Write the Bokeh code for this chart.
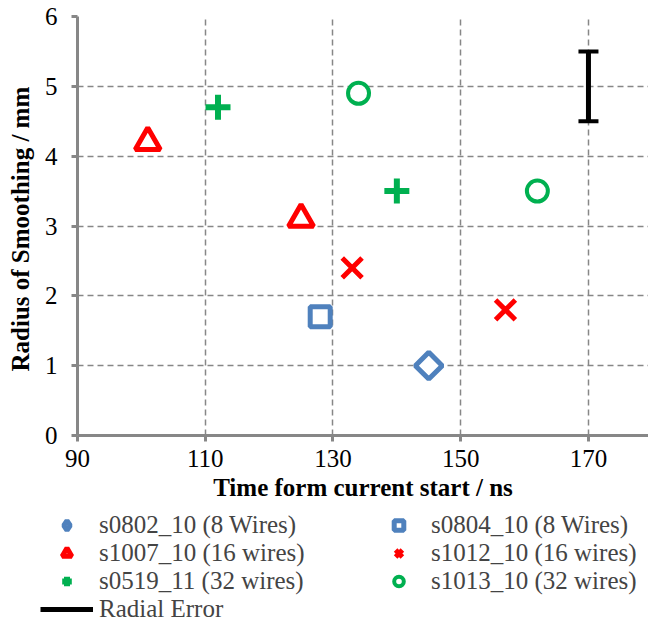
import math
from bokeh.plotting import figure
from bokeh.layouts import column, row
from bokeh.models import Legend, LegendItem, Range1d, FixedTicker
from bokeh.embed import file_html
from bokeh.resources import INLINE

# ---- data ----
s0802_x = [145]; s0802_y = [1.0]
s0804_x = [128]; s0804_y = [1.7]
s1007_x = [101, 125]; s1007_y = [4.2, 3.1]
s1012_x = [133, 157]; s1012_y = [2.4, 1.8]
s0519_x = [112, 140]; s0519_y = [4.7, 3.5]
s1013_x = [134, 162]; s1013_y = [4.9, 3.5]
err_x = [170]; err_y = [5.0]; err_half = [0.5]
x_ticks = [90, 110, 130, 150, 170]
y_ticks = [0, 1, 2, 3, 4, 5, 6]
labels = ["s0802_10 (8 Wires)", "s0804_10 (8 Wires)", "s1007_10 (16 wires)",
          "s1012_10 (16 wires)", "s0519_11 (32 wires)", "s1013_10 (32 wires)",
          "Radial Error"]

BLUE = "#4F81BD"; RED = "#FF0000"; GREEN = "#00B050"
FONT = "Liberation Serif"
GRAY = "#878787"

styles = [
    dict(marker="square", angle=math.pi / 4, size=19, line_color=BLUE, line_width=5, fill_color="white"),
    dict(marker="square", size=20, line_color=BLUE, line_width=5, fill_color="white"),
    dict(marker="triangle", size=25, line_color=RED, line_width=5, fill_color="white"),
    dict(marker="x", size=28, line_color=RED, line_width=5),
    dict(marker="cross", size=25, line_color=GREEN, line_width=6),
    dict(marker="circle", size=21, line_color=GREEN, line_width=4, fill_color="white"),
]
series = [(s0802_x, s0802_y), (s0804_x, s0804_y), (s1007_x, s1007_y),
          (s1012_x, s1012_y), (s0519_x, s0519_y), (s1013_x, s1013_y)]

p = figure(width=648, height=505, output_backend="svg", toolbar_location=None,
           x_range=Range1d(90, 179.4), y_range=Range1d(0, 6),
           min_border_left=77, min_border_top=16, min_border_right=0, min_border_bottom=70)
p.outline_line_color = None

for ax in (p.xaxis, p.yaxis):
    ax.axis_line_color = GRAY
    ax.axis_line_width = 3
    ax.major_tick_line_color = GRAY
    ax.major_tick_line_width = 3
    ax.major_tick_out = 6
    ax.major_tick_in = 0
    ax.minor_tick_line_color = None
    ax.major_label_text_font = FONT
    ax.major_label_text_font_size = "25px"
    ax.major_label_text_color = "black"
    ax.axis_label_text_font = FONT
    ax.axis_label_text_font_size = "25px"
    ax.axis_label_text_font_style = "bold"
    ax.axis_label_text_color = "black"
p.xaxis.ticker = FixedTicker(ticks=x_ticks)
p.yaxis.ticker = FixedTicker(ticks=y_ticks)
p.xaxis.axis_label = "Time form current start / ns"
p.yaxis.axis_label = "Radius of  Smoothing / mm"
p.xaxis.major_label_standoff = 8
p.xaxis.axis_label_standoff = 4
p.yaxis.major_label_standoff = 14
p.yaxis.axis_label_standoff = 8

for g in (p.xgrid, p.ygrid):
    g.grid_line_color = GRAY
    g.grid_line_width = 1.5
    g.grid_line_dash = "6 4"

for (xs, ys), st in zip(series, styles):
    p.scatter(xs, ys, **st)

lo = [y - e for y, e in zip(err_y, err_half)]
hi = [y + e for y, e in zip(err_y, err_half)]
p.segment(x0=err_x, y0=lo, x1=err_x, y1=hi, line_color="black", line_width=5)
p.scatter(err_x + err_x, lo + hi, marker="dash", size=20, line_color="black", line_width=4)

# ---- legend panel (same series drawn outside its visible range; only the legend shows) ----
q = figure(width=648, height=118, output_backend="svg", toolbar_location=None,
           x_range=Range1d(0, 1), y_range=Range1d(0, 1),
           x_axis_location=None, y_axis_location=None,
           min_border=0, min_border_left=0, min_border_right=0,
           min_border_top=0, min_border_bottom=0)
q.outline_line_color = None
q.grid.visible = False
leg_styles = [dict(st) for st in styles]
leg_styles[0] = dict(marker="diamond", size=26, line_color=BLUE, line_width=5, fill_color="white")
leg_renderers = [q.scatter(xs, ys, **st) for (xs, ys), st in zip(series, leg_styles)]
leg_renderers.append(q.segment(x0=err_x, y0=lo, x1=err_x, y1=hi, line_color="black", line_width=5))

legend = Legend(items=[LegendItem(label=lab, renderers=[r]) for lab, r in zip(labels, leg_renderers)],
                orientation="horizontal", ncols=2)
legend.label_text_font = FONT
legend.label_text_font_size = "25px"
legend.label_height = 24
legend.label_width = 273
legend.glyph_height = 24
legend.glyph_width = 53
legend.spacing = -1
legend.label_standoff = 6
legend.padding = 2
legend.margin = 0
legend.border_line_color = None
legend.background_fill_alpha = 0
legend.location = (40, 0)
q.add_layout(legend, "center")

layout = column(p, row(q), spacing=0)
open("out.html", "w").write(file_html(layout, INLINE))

**What is asked:** Copy nothing but the lines from the top of the material through the line holding "from bokeh.resources import INLINE", exactly as written; omit pictures.

**Answer to the exercise:**
Write the Bokeh code for this chart.
import math
from bokeh.plotting import figure
from bokeh.layouts import column, row
from bokeh.models import Legend, LegendItem, Range1d, FixedTicker
from bokeh.embed import file_html
from bokeh.resources import INLINE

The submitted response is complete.